Rojas didn’t name any male politicians, but Hughes was among those who clashed with Biskupski publicly, known for his at times brash and boisterous personality.
“It’s fair to critique an elected official on policy, absolutely,” Rojas said. “I think the difference is, if you take it from a place of if a man did this, are they being difficult or combative, or are those things you say about female politicians who stand up for something or a principle?”
Burbank said it’s “entirely possible” Biskupski faced gender bias, but that wasn’t his “take” from his general observations of the mayor’s four years in office. To him, the mixed public reviews of Biskupski’s administration were likely “in part substantive and in part stylistic.”
For example, Burbank pointed to Biskupski’s approach to ask for resignation letters of department heads at the beginning of her term. Though part of a process, it was seen as “very heavy-handed,” he said.
“That’s something perhaps a man could have done and not been criticized in the same way, but in reality I doubt it,” Burbank said.

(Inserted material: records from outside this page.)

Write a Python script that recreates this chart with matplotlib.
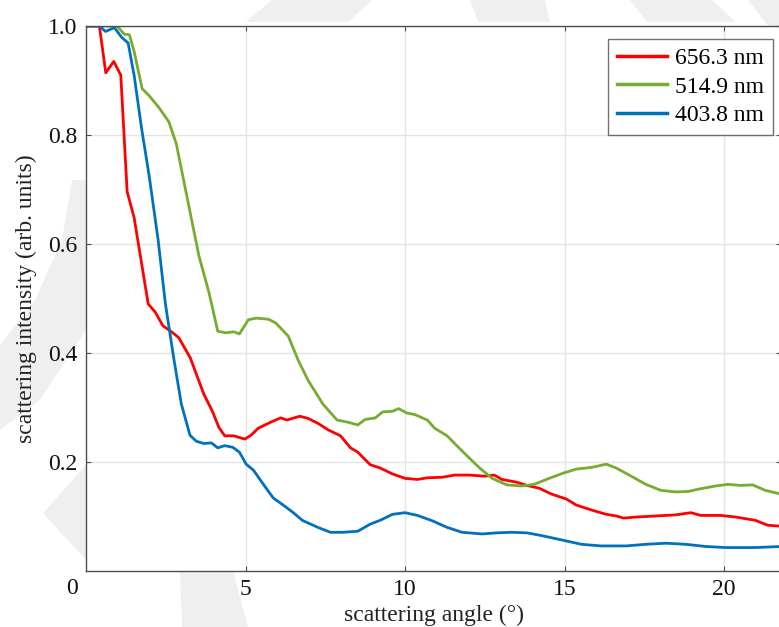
import matplotlib
matplotlib.use("Agg")
import matplotlib.pyplot as plt
from matplotlib.patches import Polygon

# ---------------- data ----------------
x_red = [0.0, 0.42, 0.62, 0.87, 1.09, 1.29, 1.51, 1.95, 2.17, 2.41, 2.68, 2.91, 3.27, 3.69, 3.97,
         4.16, 4.35, 4.63, 4.98, 5.17, 5.40, 5.79, 6.10, 6.30, 6.70, 6.96, 7.27, 7.59, 7.98, 8.29,
         8.52, 8.91, 9.22, 9.61, 10.0, 10.39, 10.70, 11.17, 11.56, 12.02, 12.49, 12.80, 13.04,
         13.50, 13.82, 14.20, 14.60, 15.06, 15.37, 15.84, 16.31, 16.62, 16.85, 17.24, 17.87,
         18.49, 18.96, 19.27, 19.89, 20.36, 20.98, 21.37, 21.80]
y_red = [1.0, 1.0, 0.914, 0.935, 0.91, 0.696, 0.648, 0.49, 0.475, 0.45, 0.439, 0.428, 0.391, 0.325,
         0.292, 0.264, 0.248, 0.248, 0.242, 0.249, 0.262, 0.273, 0.281, 0.277, 0.284, 0.28, 0.271,
         0.259, 0.248, 0.226, 0.218, 0.195, 0.189, 0.178, 0.17, 0.168, 0.171, 0.172, 0.176, 0.176,
         0.174, 0.176, 0.168, 0.163, 0.157, 0.152, 0.141, 0.132, 0.121, 0.112, 0.104, 0.101, 0.097,
         0.099, 0.101, 0.103, 0.107, 0.102, 0.102, 0.099, 0.093, 0.084, 0.082]

x_green = [0.0, 0.60, 0.97, 1.20, 1.36, 1.51, 1.76, 1.98, 2.29, 2.60, 2.83, 3.54, 3.85, 4.13, 4.39,
           4.63, 4.81, 5.09, 5.33, 5.72, 5.95, 6.34, 6.65, 6.96, 7.43, 7.87, 8.21, 8.52, 8.75,
           9.07, 9.30, 9.61, 9.80, 10.05, 10.31, 10.70, 10.93, 11.32, 11.64, 12.02, 12.34, 12.73,
           13.19, 13.66, 14.05, 14.52, 14.98, 15.37, 15.84, 16.31, 16.62, 17.09, 17.55, 18.02,
           18.49, 18.88, 19.27, 19.74, 20.12, 20.51, 20.90, 21.29, 21.80]
y_green = [1.0, 1.0, 1.0, 0.985, 0.984, 0.953, 0.885, 0.872, 0.85, 0.824, 0.784, 0.578, 0.512,
           0.44, 0.437, 0.439, 0.435, 0.461, 0.464, 0.462, 0.455, 0.431, 0.387, 0.35, 0.306, 0.277,
           0.273, 0.268, 0.278, 0.281, 0.292, 0.293, 0.298, 0.29, 0.287, 0.277, 0.262, 0.248, 0.229,
           0.207, 0.189, 0.17, 0.158, 0.156, 0.159, 0.17, 0.18, 0.187, 0.19, 0.196, 0.189, 0.174,
           0.159, 0.148, 0.145, 0.146, 0.151, 0.156, 0.159, 0.157, 0.158, 0.148, 0.141]

x_blue = [0.0, 0.42, 0.61, 0.89, 1.12, 1.32, 1.51, 1.74, 1.98, 2.26, 2.49, 2.76, 2.99, 3.26, 3.46,
          3.69, 3.93, 4.13, 4.35, 4.60, 4.81, 5.02, 5.25, 5.56, 5.87, 6.18, 6.50, 6.78, 7.27,
          7.66, 8.05, 8.52, 8.91, 9.22, 9.61, 10.0, 10.39, 10.86, 11.32, 11.79, 12.41, 12.88,
          13.35, 13.82, 14.28, 14.91, 15.53, 16.15, 16.93, 17.55, 18.18, 18.80, 19.42, 20.05,
          20.98, 21.80]
y_blue = [1.0, 1.0, 0.99, 0.997, 0.979, 0.969, 0.909, 0.813, 0.725, 0.608, 0.49, 0.387, 0.306,
          0.249, 0.238, 0.234, 0.235, 0.226, 0.23, 0.227, 0.218, 0.196, 0.185, 0.159, 0.134,
          0.121, 0.107, 0.093, 0.08, 0.071, 0.071, 0.073, 0.086, 0.093, 0.104, 0.107, 0.102,
          0.092, 0.08, 0.071, 0.068, 0.07, 0.071, 0.07, 0.065, 0.057, 0.049, 0.046, 0.046, 0.049,
          0.051, 0.049, 0.045, 0.043, 0.043, 0.045]

series_labels = ["656.3 nm", "514.9 nm", "403.8 nm"]
series_colors = ["#ff0000", "#77ac30", "#0072bd"]
xtick_vals = [5, 10, 15, 20]
ytick_vals = [0.2, 0.4, 0.6, 0.8, 1.0]
ytick_labels = ["0.2", "0.4", "0.6", "0.8", "1.0"]

# ---------------- figure ----------------
W, H = 779, 627
plt.rcParams["font.family"] = ["Liberation Serif", "DejaVu Serif"]
fig = plt.figure(figsize=(W / 100, H / 100), dpi=100)
fig.patch.set_facecolor("white")

def fpoly(pts, color="#efefef"):
    p = Polygon([(x / W, 1 - y / H) for x, y in pts], closed=True,
                transform=fig.transFigure, facecolor=color, edgecolor="none", zorder=0)
    fig.patches.append(p)

# faint watermark shapes (behind the axes)
fpoly([(246, 22), (348, 22), (372, 0), (272, 0)])
fpoly([(478, 22), (550, 22), (545, 0), (470, 0)])
fpoly([(647, 22), (736, 22), (712, 0), (630, 0)])
fpoly([(748, 0), (779, 0), (779, 40)])
fpoly([(72, 180), (86, 180), (86, 330), (40, 400), (0, 430), (0, 345), (35, 300), (62, 240)])
fpoly([(86, 465), (43, 513), (86, 560)])
fpoly([(180, 571), (233, 571), (248, 627), (182, 627)])

ax = fig.add_axes([86 / W, (H - 571) / H, (781 - 86) / W, 545 / H])
ax.set_facecolor("white")
ax.set_zorder(1)

for xs, ys, lab, col in zip([x_red, x_green, x_blue], [y_red, y_green, y_blue],
                            series_labels, series_colors):
    ax.plot(xs, ys, color=col, lw=2.0, label=lab, solid_joinstyle="round")

ax.set_xlim(0, 695 / 31.9)
ax.set_ylim(0, 1.0)
ax.set_xticks(xtick_vals)
ax.set_xticklabels([str(v) for v in xtick_vals])
ax.set_yticks(ytick_vals)
ax.set_yticklabels(ytick_labels)
ax.grid(True, color="#e4e4e4", lw=1.0)
ax.set_axisbelow(True)
for s in ax.spines.values():
    s.set_color("#4d4d4d")
    s.set_linewidth(1.0)
ax.tick_params(direction="in", length=3.5, width=0.8, color="#4d4d4d",
               top=True, right=True, labelsize=17, labelcolor="#111111")
ax.tick_params(axis="x", pad=6)
ax.tick_params(axis="y", pad=6)

fig.text(72 / W, 1 - 588 / H, "0", ha="center", va="center", fontsize=17, color="#111111")

ax.set_xlabel("scattering angle (°)", fontsize=17, color="#222222", labelpad=3)
ax.set_ylabel("scattering intensity (arb. units)", fontsize=17, color="#222222", labelpad=8)

leg = ax.legend(loc="upper right", bbox_to_anchor=(773 / W, 1 - 39 / H),
                bbox_transform=fig.transFigure, borderaxespad=0, fontsize=17,
                frameon=True, fancybox=False, handlelength=2.1, handletextpad=0.35,
                labelspacing=0.28, borderpad=0.38)
leg.get_frame().set_edgecolor("#4d4d4d")
leg.get_frame().set_linewidth(1.0)
for line in leg.get_lines():
    line.set_linewidth(2.5)

fig.savefig("out.png", dpi=100)
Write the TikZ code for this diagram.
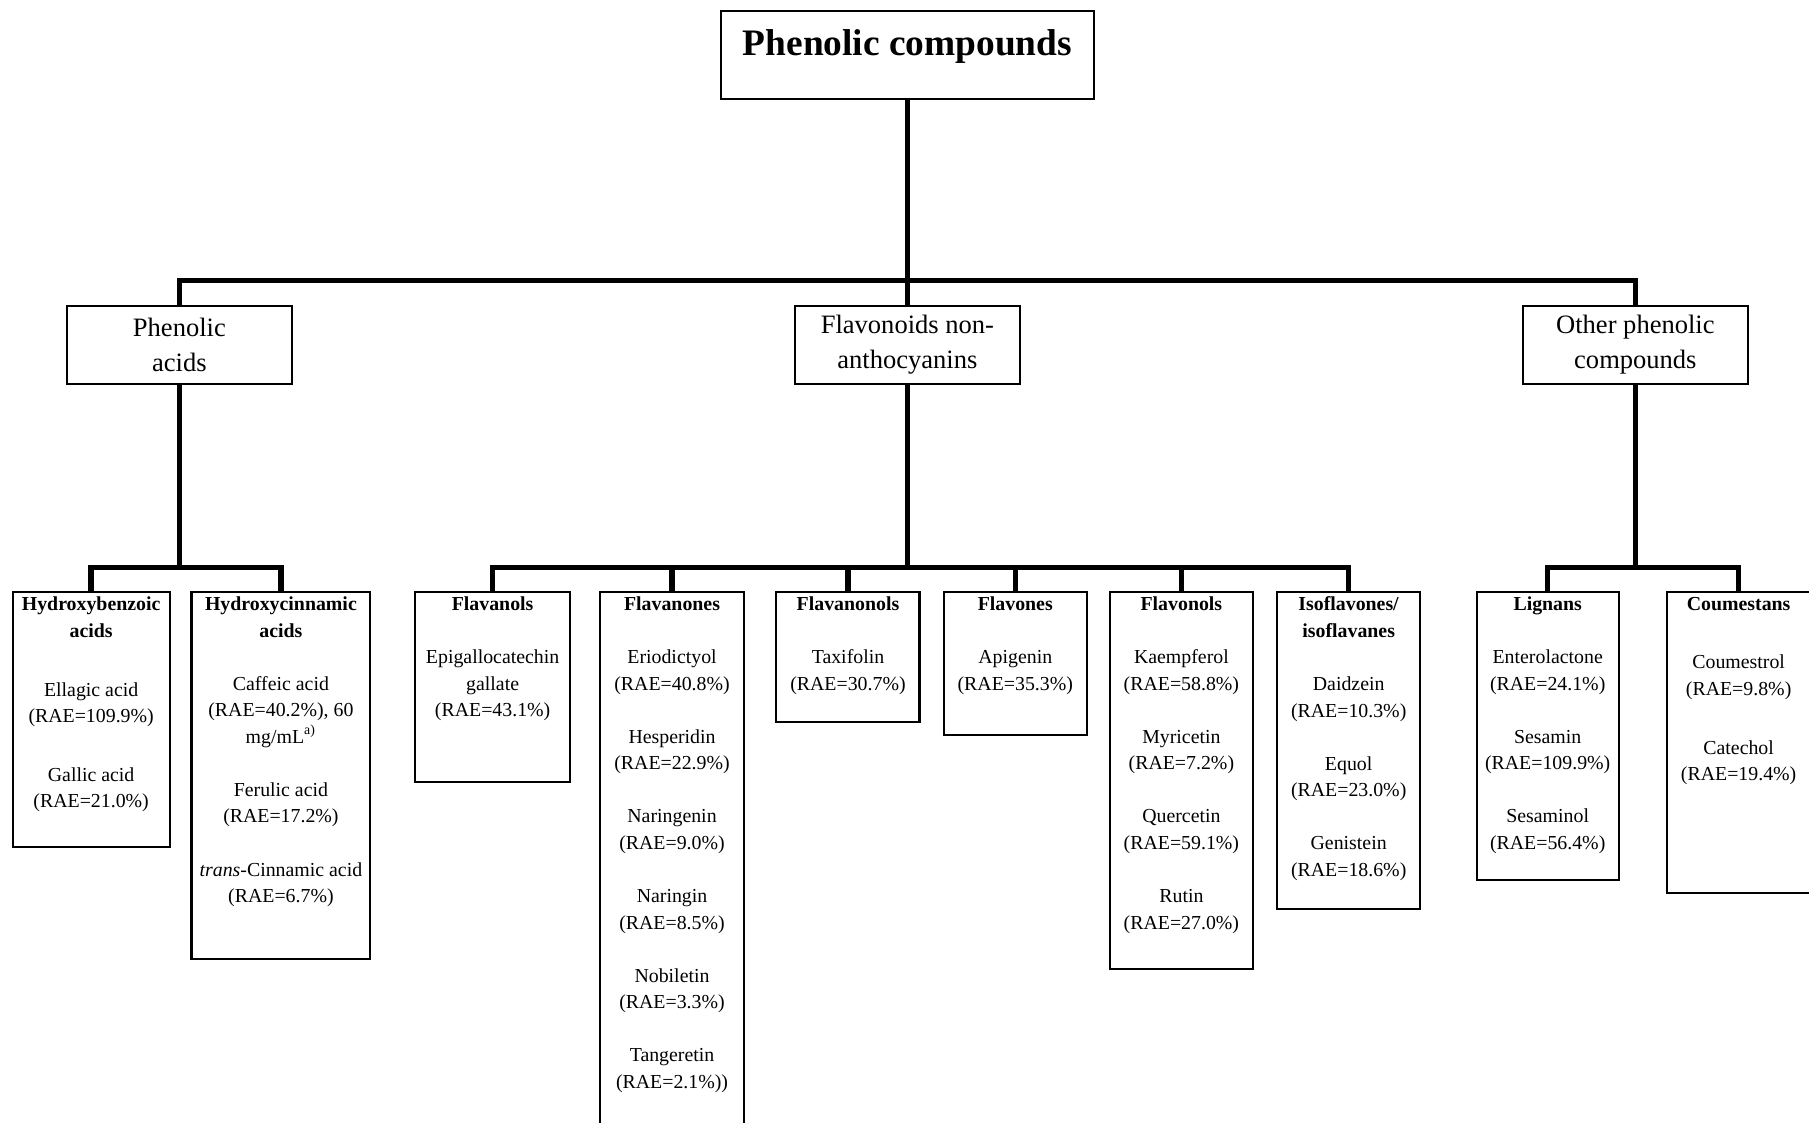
\documentclass[tikz,border=0pt]{standalone}
\usepackage{fontspec}
\setmainfont{Liberation Serif}
\usetikzlibrary{positioning}

\tikzset{
  box/.style={draw, line width=0.9pt, inner sep=0pt, anchor=north},
  dims/.style 2 args={minimum width=#1*0.5pt, minimum height=#2*0.5pt},
  conn/.style={line width=2.4pt},
  midtxt/.style={align=center, font=\fontsize{11.5}{15}\selectfont},
  grp/.style={inner sep=0pt, align=center, font=\fontsize{8.6}{11.5}\selectfont},
}

\begin{document}
\begin{tikzpicture}[x=0.5pt,y=-0.5pt]
  \useasboundingbox (0,0) rectangle (1568,973);
  \clip (0,0) rectangle (1568,973);

  % root
  \node[box, dims={323}{76}] (top) at (786.5,9) {};
  \node[inner sep=0pt, font=\fontsize{16.2}{19}\bfseries\selectfont, below=8pt of top.north] (top-t) {Phenolic compounds};

  % second level
  \node[box, dims={195}{68}, midtxt] (pa) at (155.5,264) {Phenolic\\acids};
  \node[box, dims={195}{68}, midtxt] (fna) at (786.5,264) {Flavonoids non-\\anthocyanins};
  \node[box, dims={195}{68}, midtxt] (oth) at (1417.5,264) {Other phenolic\\compounds};

  % third level boxes
  \node[box, dims={136}{221}] (hba) at (79,512) {};
  \node[box, dims={155}{318}] (hca) at (243.5,512) {};
  \node[box, dims={134}{165}] (fl) at (427,512) {};
  \node[box, dims={125}{490}] (fn) at (582.5,512) {};
  \node[box, dims={124}{113}] (fo) at (735,512) {};
  \node[box, dims={124}{124}] (fv) at (880,512) {};
  \node[box, dims={124}{327}] (fs) at (1024,512) {};
  \node[box, dims={124}{275}] (iso) at (1169,512) {};
  \node[box, dims={123}{250}] (lig) at (1341.5,512) {};
  \node[box, dims={124}{261}] (cou) at (1507,512) {};

  % third level texts
  \node[grp, below=2.5pt of hba.north] (hba-t) {\textbf{Hydroxybenzoic}\\\textbf{acids}\\[14pt]
    Ellagic acid\\(RAE=109.9\%)\\[14pt] Gallic acid\\(RAE=21.0\%)};
  \node[grp, below=2.5pt of hca.north] (hca-t) {\textbf{Hydroxycinnamic}\\\textbf{acids}\\[11.5pt]
    Caffeic acid\\(RAE=40.2\%), 60\\mg/mL\textsuperscript{a)}\\[11.5pt]
    Ferulic acid\\(RAE=17.2\%)\\[11.5pt] \textit{trans}-Cinnamic acid\\(RAE=6.7\%)};
  \node[grp, below=2.5pt of fl.north] (fl-t) {\textbf{Flavanols}\\[11.5pt]
    Epigallocatechin\\gallate\\(RAE=43.1\%)};
  \node[grp, below=2.5pt of fn.north] (fn-t) {\textbf{Flavanones}\\[11.5pt]
    Eriodictyol\\(RAE=40.8\%)\\[11.5pt] Hesperidin\\(RAE=22.9\%)\\[11.5pt]
    Naringenin\\(RAE=9.0\%)\\[11.5pt] Naringin\\(RAE=8.5\%)\\[11.5pt]
    Nobiletin\\(RAE=3.3\%)\\[11.5pt] Tangeretin\\(RAE=2.1\%))};
  \node[grp, below=2.5pt of fo.north] (fo-t) {\textbf{Flavanonols}\\[11.5pt]
    Taxifolin\\(RAE=30.7\%)};
  \node[grp, below=2.5pt of fv.north] (fv-t) {\textbf{Flavones}\\[11.5pt]
    Apigenin\\(RAE=35.3\%)};
  \node[grp, below=2.5pt of fs.north] (fs-t) {\textbf{Flavonols}\\[11.5pt]
    Kaempferol\\(RAE=58.8\%)\\[11.5pt] Myricetin\\(RAE=7.2\%)\\[11.5pt]
    Quercetin\\(RAE=59.1\%)\\[11.5pt] Rutin\\(RAE=27.0\%)};
  \node[grp, below=2.5pt of iso.north] (iso-t) {\textbf{Isoflavones/}\\\textbf{isoflavanes}\\[11.5pt]
    Daidzein\\(RAE=10.3\%)\\[11.5pt] Equol\\(RAE=23.0\%)\\[11.5pt]
    Genistein\\(RAE=18.6\%)};
  \node[grp, below=2.5pt of lig.north] (lig-t) {\textbf{Lignans}\\[11.5pt]
    Enterolactone\\(RAE=24.1\%)\\[11.5pt] Sesamin\\(RAE=109.9\%)\\[11.5pt]
    Sesaminol\\(RAE=56.4\%)};
  \node[grp, below=2.5pt of cou.north] (cou-t) {\textbf{Coumestans}\\[14pt]
    Coumestrol\\(RAE=9.8\%)\\[14pt] Catechol\\(RAE=19.4\%)};

  % connectors
  \coordinate (j0) at (786.5,243);
  \draw[conn] (top.south) -- (j0);
  \draw[conn] (pa.north) |- (j0) -| (oth.north);
  \draw[conn] (fna.north) -- (j0);

  \draw[conn] (pa.south) -- ++(0,158) coordinate (j1);
  \draw[conn] (hba.north) |- (j1) -| (hca.north);

  \draw[conn] (fna.south) -- ++(0,158) coordinate (j2);
  \draw[conn] (fl.north) |- (j2) -| (iso.north);
  \foreach \n in {fn,fo,fv,fs}
    \draw[conn] (\n.north) -- (\n.north |- j2);

  \draw[conn] (oth.south) -- ++(0,158) coordinate (j3);
  \draw[conn] (lig.north) |- (j3) -| (cou.north);
\end{tikzpicture}
\end{document}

Williams said “conflict is inevitable” for public officials, especially in an office like Salt Lake City mayor that serves “a public with competing interests.” He said it’s hard to say if Biskupski faced more criticism of her style because of her gender, noting other mayors like Ralph Becker and Deedee Corradini also faced criticism during controversial times.
But Williams said oftentimes personal attacks can be augmented for “trailblazers” like her, especially in “such a polarized age right now, when everybody is attacking everybody on social media and they’ll find any excuse to spew venom, and so that’s just a challenge public servants have in these polarized times.”
“For any minority that breaks through barriers, there is going to be immense criticism from all corners,” Williams said. “We live in an age where misogyny and homophobia are still prevalent in our culture, and it takes courageous people to be able to bear the brunt of that so the next generation of minorities can take their rightful place as full Americans next to us.”